- _WHAT NEEDS TO BE DONE_
Take the lines from the one with "What Altair code" through the one with "wolf is present", both ends kept, and reproduce them exactly without the pictures.

- _GIVEN INFORMATION_

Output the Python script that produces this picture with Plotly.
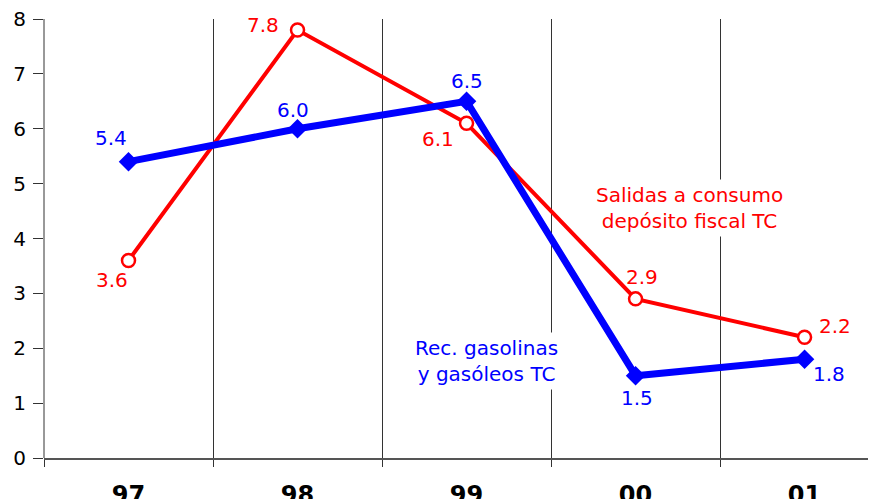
import plotly.graph_objects as go

years = ["97", "98", "99", "00", "01"]
rec_gasolinas = [5.4, 6.0, 6.5, 1.5, 1.8]
salidas_consumo = [3.6, 7.8, 6.1, 2.9, 2.2]
y_ticks = [0, 1, 2, 3, 4, 5, 6, 7, 8]

blue = "#0000FF"
red = "#FF0000"
font = "DejaVu Sans"

fig = go.Figure()
fig.add_trace(go.Scatter(
    x=years, y=salidas_consumo, mode="lines+markers",
    line=dict(color=red, width=4),
    marker=dict(symbol="circle", size=13, color="white", line=dict(color=red, width=2.5)),
    showlegend=False, cliponaxis=False))
fig.add_trace(go.Scatter(
    x=years, y=rec_gasolinas, mode="lines+markers",
    line=dict(color=blue, width=7),
    marker=dict(symbol="diamond", size=15, color=blue),
    showlegend=False, cliponaxis=False))

# data label offsets (pixels)
blue_off = [(-18, 24), (-5, 19), (0, 20), (1, -22), (24, -15)]
red_off = [(-17, -20), (-35, 5), (-29, -16), (6, 22), (30, 11)]

for i, (yv, (dx, dy)) in enumerate(zip(rec_gasolinas, blue_off)):
    fig.add_annotation(x=i, y=yv, text=f"{yv:.1f}", showarrow=False,
                       xshift=dx, yshift=dy, font=dict(family=font, size=20, color=blue))
for i, (yv, (dx, dy)) in enumerate(zip(salidas_consumo, red_off)):
    fig.add_annotation(x=i, y=yv, text=f"{yv:.1f}", showarrow=False,
                       xshift=dx, yshift=dy, font=dict(family=font, size=20, color=red))

fig.add_annotation(x=3.32, y=4.56, text="Salidas a consumo<br>depósito fiscal TC",
                   showarrow=False, bgcolor="white", borderpad=3,
                   font=dict(family=font, size=20, color=red))
fig.add_annotation(x=2.12, y=1.77, text="Rec. gasolinas<br>y gasóleos TC",
                   showarrow=False, bgcolor="white", borderpad=3,
                   font=dict(family=font, size=20, color=blue))

# y axis line from 0 to 8
fig.add_shape(type="line", xref="paper", yref="y", x0=0, x1=0, y0=0, y1=8,
              line=dict(color="#333333", width=1))

# page body has an 8px default margin, so the figure is laid out to compensate
fig.update_layout(
    width=876, height=491,
    margin=dict(l=36, r=0, t=11, b=41),
    paper_bgcolor="white", plot_bgcolor="white",
    xaxis=dict(
        type="category", range=[-0.5, 4.47], automargin=False,
        tickson="boundaries", showgrid=True, gridcolor="#333333", gridwidth=1,
        ticks="outside", ticklen=7, tickcolor="#333333",
        showline=True, linecolor="#555555", linewidth=2,
        tickfont=dict(family=font, size=24, color="black", weight="bold"),
        ticklabelstandoff=14, zeroline=False, ticklabeloverflow="allow",
    ),
    yaxis=dict(
        range=[0, 8], tickvals=y_ticks, showgrid=False, zeroline=False,
        automargin=False,
        ticks="outside", ticklen=10, tickcolor="#333333", showline=False,
        ticklabelstandoff=3, ticklabeloverflow="allow",
        tickfont=dict(family=font, size=20, color="black"),
    ),
)

fig.write_html("out.html")
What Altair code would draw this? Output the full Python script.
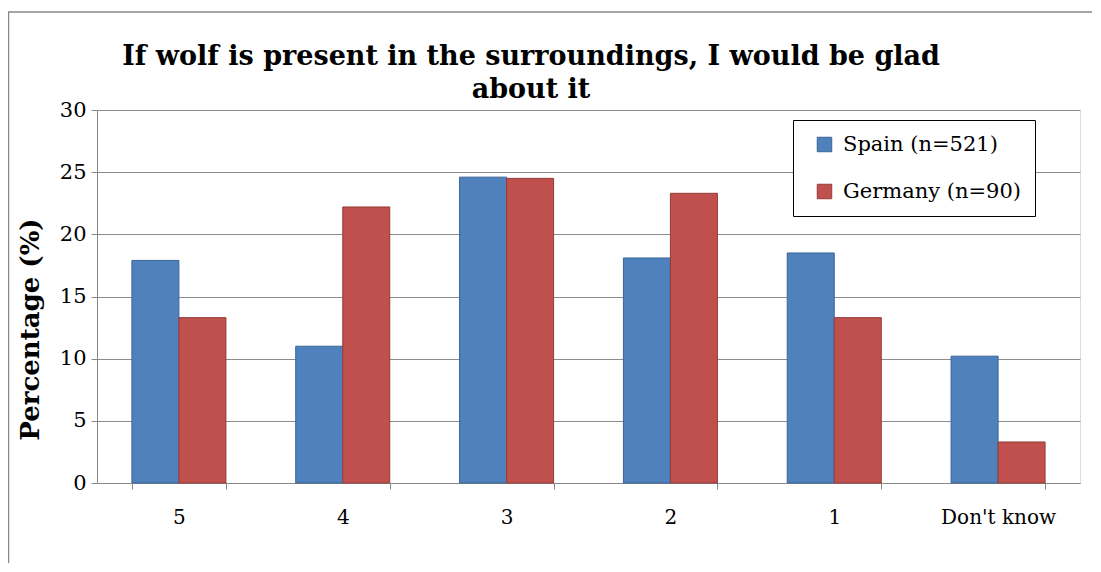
import altair as alt
import pandas as pd

categories = ["5", "4", "3", "2", "1", "Don't know"]
series = ["Spain (n=521)", "Germany (n=90)"]
spain = [17.9, 11.0, 24.6, 18.1, 18.5, 10.2]
germany = [13.3, 22.2, 24.5, 23.3, 13.3, 3.3]
colors = ["#4F81BD", "#C0504D"]
strokes = ["#3A6597", "#943B38"]
title_lines = ["If wolf is present in the surroundings, I would be glad", "about it"]

rows = []
for c, s, g in zip(categories, spain, germany):
    rows.append({"cat": c, "country": series[0], "value": s})
    rows.append({"cat": c, "country": series[1], "value": g})
df = pd.DataFrame(rows)

FONT = "DejaVu Serif"
W, H = 983, 373

bars = alt.Chart(df).mark_bar(strokeWidth=1).encode(
    x=alt.X("cat:N", sort=categories, title=None,
            scale=alt.Scale(paddingInner=0.426, paddingOuter=0.213),
            axis=alt.Axis(labelAngle=0, tickBand="extent", labelPadding=18,
                          tickSize=6, labelFontSize=20, labelFont=FONT,
                          labelColor="#000", domainColor="#888", tickColor="#888")),
    xOffset=alt.XOffset("country:N", sort=series),
    y=alt.Y("value:Q", scale=alt.Scale(domain=[0, 30]), title="Percentage (%)",
            axis=alt.Axis(values=[0, 5, 10, 15, 20, 25, 30], tickSize=6,
                          labelFontSize=21, labelFont=FONT, labelColor="#000",
                          labelPadding=5, titleFont=FONT, titleFontSize=26,
                          titleFontWeight="bold", titleColor="#000",
                          titleX=-54, titleY=219, domainColor="#888",
                          tickColor="#888", gridColor="#8C8C8C", grid=True)),
    color=alt.Color("country:N", sort=series,
                    scale=alt.Scale(domain=series, range=colors),
                    legend=alt.Legend(title=None, orient="none", legendX=696, legendY=10,
                                      labelFont=FONT, labelFontSize=21, labelColor="#000",
                                      symbolType="square", symbolSize=210,
                                      symbolStrokeWidth=1, rowPadding=25,
                                      padding=14, strokeColor="#000", fillColor="#fff",
                                      labelLimit=400, symbolOffset=7, labelOffset=8)),
    stroke=alt.Stroke("country:N", sort=series,
                      scale=alt.Scale(domain=series, range=strokes), legend=None),
)

frame = alt.Chart(alt.Data(values=[{}])).mark_rect(
    fill=None, stroke="#888888", strokeWidth=1.5, clip=False
).encode(
    x=alt.value(-88.5), x2=alt.value(1030),
    y=alt.value(-98), y2=alt.value(520),
)

title = alt.Chart(alt.Data(values=[{"t": title_lines}])).mark_text(
    font=FONT, fontSize=27, fontWeight="bold", color="#000",
    align="center", baseline="middle", lineHeight=33,
).encode(
    text="t:N", x=alt.value(434), y=alt.value(-53),
)

chart = alt.layer(frame, bars, title).properties(
    width=W, height=H,
    autosize=alt.AutoSizeParams(type="none"),
    padding={"left": 89, "top": 102, "right": 12, "bottom": 80},
).configure_view(
    fill="#E6E6E6", stroke=None
).configure(background="white")

chart.save("out.html", embed_options={"renderer": "svg", "actions": False})
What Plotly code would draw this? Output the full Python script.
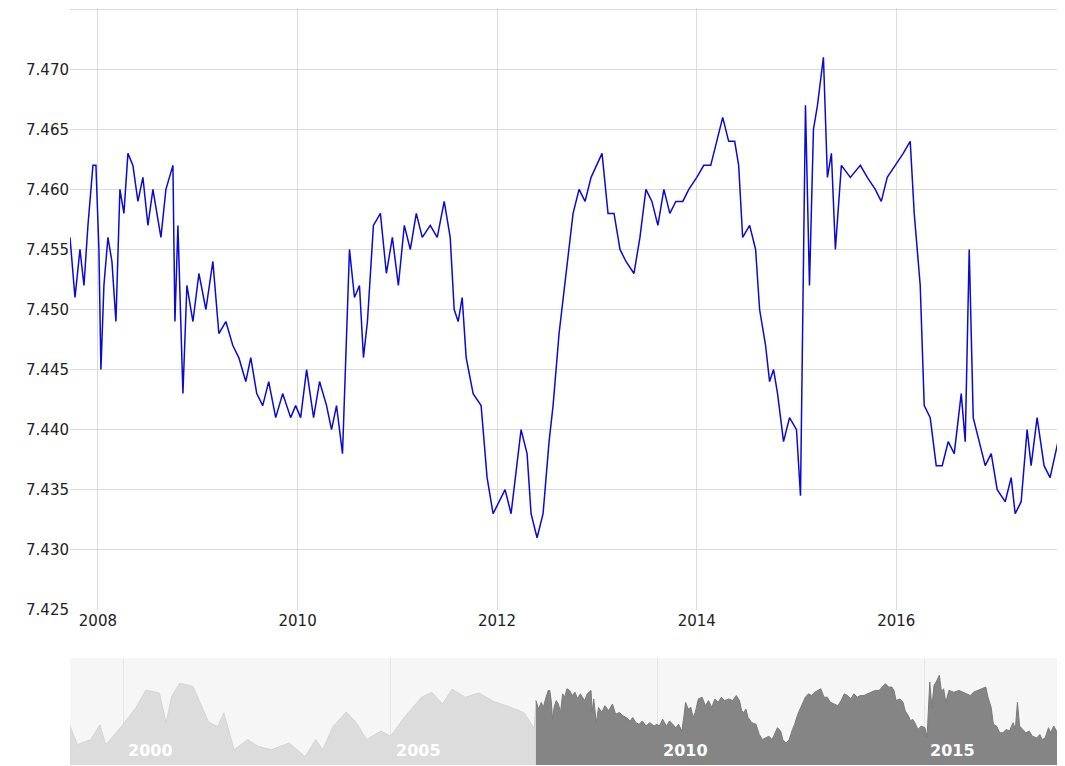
import pandas as pd
import plotly.graph_objects as go

# main series: decimal year, EUR/DKK
main_t = [2007.72, 2007.77, 2007.82, 2007.86, 2007.90, 2007.95, 2007.98, 2008.01, 2008.03, 2008.06,
          2008.10, 2008.14, 2008.18, 2008.22, 2008.26, 2008.30, 2008.35, 2008.40, 2008.45, 2008.50,
          2008.55, 2008.63, 2008.68, 2008.75, 2008.77, 2008.80, 2008.85, 2008.89, 2008.95, 2009.01,
          2009.08, 2009.15, 2009.21, 2009.28, 2009.35, 2009.41, 2009.48, 2009.53, 2009.59, 2009.65,
          2009.71, 2009.78, 2009.85, 2009.93, 2009.98, 2010.03, 2010.09, 2010.16, 2010.22, 2010.29,
          2010.34, 2010.39, 2010.45, 2010.49, 2010.52, 2010.57, 2010.62, 2010.66, 2010.70, 2010.76,
          2010.83, 2010.89, 2010.95, 2011.01, 2011.07, 2011.13, 2011.19, 2011.25, 2011.33, 2011.40,
          2011.47, 2011.53, 2011.57, 2011.61, 2011.65, 2011.69, 2011.76, 2011.84, 2011.90, 2011.96,
          2012.02, 2012.08, 2012.14, 2012.24, 2012.30, 2012.34, 2012.40, 2012.46, 2012.52, 2012.56,
          2012.62, 2012.70, 2012.76, 2012.82, 2012.88, 2012.94, 2013.05, 2013.11, 2013.17, 2013.23,
          2013.29, 2013.37, 2013.43, 2013.49, 2013.55, 2013.61, 2013.67, 2013.73, 2013.79, 2013.86,
          2013.92, 2014.00, 2014.07, 2014.14, 2014.20, 2014.26, 2014.32, 2014.38, 2014.42, 2014.46,
          2014.53, 2014.59, 2014.63, 2014.69, 2014.73, 2014.77, 2014.81, 2014.87, 2014.93, 2015.00,
          2015.04, 2015.09, 2015.13, 2015.17, 2015.21, 2015.27, 2015.31, 2015.35, 2015.39, 2015.45,
          2015.54, 2015.64, 2015.71, 2015.79, 2015.85, 2015.91, 2015.99, 2016.07, 2016.14, 2016.18,
          2016.24, 2016.28, 2016.34, 2016.40, 2016.46, 2016.52, 2016.58, 2016.65, 2016.69, 2016.73,
          2016.77, 2016.83, 2016.89, 2016.95, 2017.01, 2017.09, 2017.15, 2017.19, 2017.25, 2017.31,
          2017.35, 2017.41, 2017.48, 2017.54, 2017.62, 2017.68, 2017.74, 2017.77]
main_v = [7.4560, 7.4510, 7.4550, 7.4520, 7.4570, 7.4620, 7.4620, 7.4550, 7.4450, 7.4520,
          7.4560, 7.4540, 7.4490, 7.4600, 7.4580, 7.4630, 7.4620, 7.4590, 7.4610, 7.4570,
          7.4600, 7.4560, 7.4600, 7.4620, 7.4490, 7.4570, 7.4430, 7.4520, 7.4490, 7.4530,
          7.4500, 7.4540, 7.4480, 7.4490, 7.4470, 7.4460, 7.4440, 7.4460, 7.4430, 7.4420,
          7.4440, 7.4410, 7.4430, 7.4410, 7.4420, 7.4410, 7.4450, 7.4410, 7.4440, 7.4420,
          7.4400, 7.4420, 7.4380, 7.4470, 7.4550, 7.4510, 7.4520, 7.4460, 7.4490, 7.4570,
          7.4580, 7.4530, 7.4560, 7.4520, 7.4570, 7.4550, 7.4580, 7.4560, 7.4570, 7.4560,
          7.4590, 7.4560, 7.4500, 7.4490, 7.4510, 7.4460, 7.4430, 7.4420, 7.4360, 7.4330,
          7.4340, 7.4350, 7.4330, 7.4400, 7.4380, 7.4330, 7.4310, 7.4330, 7.4390, 7.4420,
          7.4480, 7.4540, 7.4580, 7.4600, 7.4590, 7.4610, 7.4630, 7.4580, 7.4580, 7.4550,
          7.4540, 7.4530, 7.4560, 7.4600, 7.4590, 7.4570, 7.4600, 7.4580, 7.4590, 7.4590,
          7.4600, 7.4610, 7.4620, 7.4620, 7.4640, 7.4660, 7.4640, 7.4640, 7.4620, 7.4560,
          7.4570, 7.4550, 7.4500, 7.4470, 7.4440, 7.4450, 7.4430, 7.4390, 7.4410, 7.4400,
          7.4345, 7.4670, 7.4520, 7.4650, 7.4670, 7.4710, 7.4610, 7.4630, 7.4550, 7.4620,
          7.4610, 7.4620, 7.4610, 7.4600, 7.4590, 7.4610, 7.4620, 7.4630, 7.4640, 7.4580,
          7.4520, 7.4420, 7.4410, 7.4370, 7.4370, 7.4390, 7.4380, 7.4430, 7.4390, 7.4550,
          7.4410, 7.4390, 7.4370, 7.4380, 7.4350, 7.4340, 7.4360, 7.4330, 7.4340, 7.4400,
          7.4370, 7.4410, 7.4370, 7.4360, 7.4390, 7.4380, 7.4420, 7.4400]

# earlier history shown only in the navigator
early_t = [1998.99, 1999.14, 1999.39, 1999.56, 1999.67, 1999.96, 2000.23, 2000.42, 2000.67, 2000.80,
           2000.90, 2001.05, 2001.30, 2001.47, 2001.59, 2001.76, 2001.88, 2002.07, 2002.33, 2002.52,
           2002.77, 2003.10, 2003.40, 2003.60, 2003.73, 2003.92, 2004.17, 2004.36, 2004.55, 2004.82,
           2005.00, 2005.26, 2005.58, 2005.77, 2005.97, 2006.15, 2006.40, 2006.65, 2006.92, 2007.23,
           2007.50, 2007.69]
early_v = [7.4417, 7.4300, 7.4330, 7.4417, 7.4300, 7.4406, 7.4517, 7.4622, 7.4605, 7.4429,
           7.4585, 7.4663, 7.4644, 7.4523, 7.4435, 7.4406, 7.4488, 7.4270, 7.4330, 7.4290,
           7.4270, 7.4310, 7.4230, 7.4330, 7.4270, 7.4406, 7.4493, 7.4429, 7.4330, 7.4380,
           7.4350, 7.4464, 7.4580, 7.4609, 7.4540, 7.4627, 7.4580, 7.4605, 7.4556, 7.4523,
           7.4488, 7.4396]

nav_years = [2000, 2005, 2010, 2015]
main_years = [2008, 2010, 2012, 2014, 2016]


def to_date(years):
    out = []
    for y in years:
        yi = int(y)
        start = pd.Timestamp(yi, 1, 1)
        out.append(start + (pd.Timestamp(yi + 1, 1, 1) - start) * (y - yi))
    return out


main_d = to_date(main_t)
early_d = to_date(early_t) + [main_d[0]]
early_y = early_v + [main_v[0]]

fig = go.Figure()
fig.add_trace(go.Scatter(x=main_d, y=main_v, mode='lines',
                         line=dict(color='#0a0ad8', width=1.5), showlegend=False))
fig.add_trace(go.Scatter(x=early_d, y=early_y, mode='lines', fill='tozeroy',
                         fillcolor='#dcdcdc', line=dict(color='#d4d4d4', width=1),
                         xaxis='x2', yaxis='y2', showlegend=False))
fig.add_trace(go.Scatter(x=main_d, y=main_v, mode='lines', fill='tozeroy',
                         fillcolor='#858585', line=dict(color='#7a7a7a', width=1),
                         xaxis='x2', yaxis='y2', showlegend=False))

nav_dom = [0.0, 0.141]
for y in nav_years:
    fig.add_annotation(x=pd.Timestamp(y, 1, 1), y=nav_dom[0] + 0.004, xref='x2', yref='paper',
                       text=f"<b>{y}</b>", showarrow=False, xanchor='left', yanchor='bottom',
                       xshift=3, font=dict(color='white', size=16, family='DejaVu Sans'))

fig.update_layout(
    width=1065, height=766,
    margin=dict(l=62, r=0, t=0, b=0, pad=0),
    plot_bgcolor='white', paper_bgcolor='white',
    font=dict(family='DejaVu Sans', size=15, color='#222'),
    xaxis=dict(domain=[0, 1], range=[main_d[0], main_d[-1]], anchor='y',
               tickvals=[pd.Timestamp(y, 1, 1) for y in main_years],
               ticktext=[str(y) for y in main_years],
               showgrid=True, gridcolor='#dcdcdc', zeroline=False, showline=False),
    yaxis=dict(domain=[0.205, 1], range=[7.425, 7.4751], dtick=0.005, tickformat='.3f',
               showgrid=True, gridcolor='#dcdcdc', zeroline=False, ticks=''),
    xaxis2=dict(domain=[0, 1], anchor='y2', range=[pd.Timestamp(1999, 1, 1), main_d[-1]],
                showticklabels=False, tickvals=[pd.Timestamp(y, 1, 1) for y in nav_years],
                showgrid=True, gridcolor='#e4e4e4', zeroline=False),
    yaxis2=dict(domain=nav_dom, range=[7.418, 7.481], showticklabels=False,
                showgrid=False, zeroline=False),
    shapes=[dict(type='rect', xref='paper', yref='paper', x0=0, x1=1,
                 y0=nav_dom[0], y1=nav_dom[1],
                 fillcolor='#f6f6f6', line=dict(width=0), layer='below')],
)
fig.write_html("out.html")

- _COMPLETE RESPONSE_
What Altair code would draw this? Output the full Python script.
import altair as alt
import pandas as pd

categories = ["5", "4", "3", "2", "1", "Don't know"]
series = ["Spain (n=521)", "Germany (n=90)"]
spain = [17.9, 11.0, 24.6, 18.1, 18.5, 10.2]
germany = [13.3, 22.2, 24.5, 23.3, 13.3, 3.3]
colors = ["#4F81BD", "#C0504D"]
strokes = ["#3A6597", "#943B38"]
title_lines = ["If wolf is present in the surroundings, I would be glad", "about it"]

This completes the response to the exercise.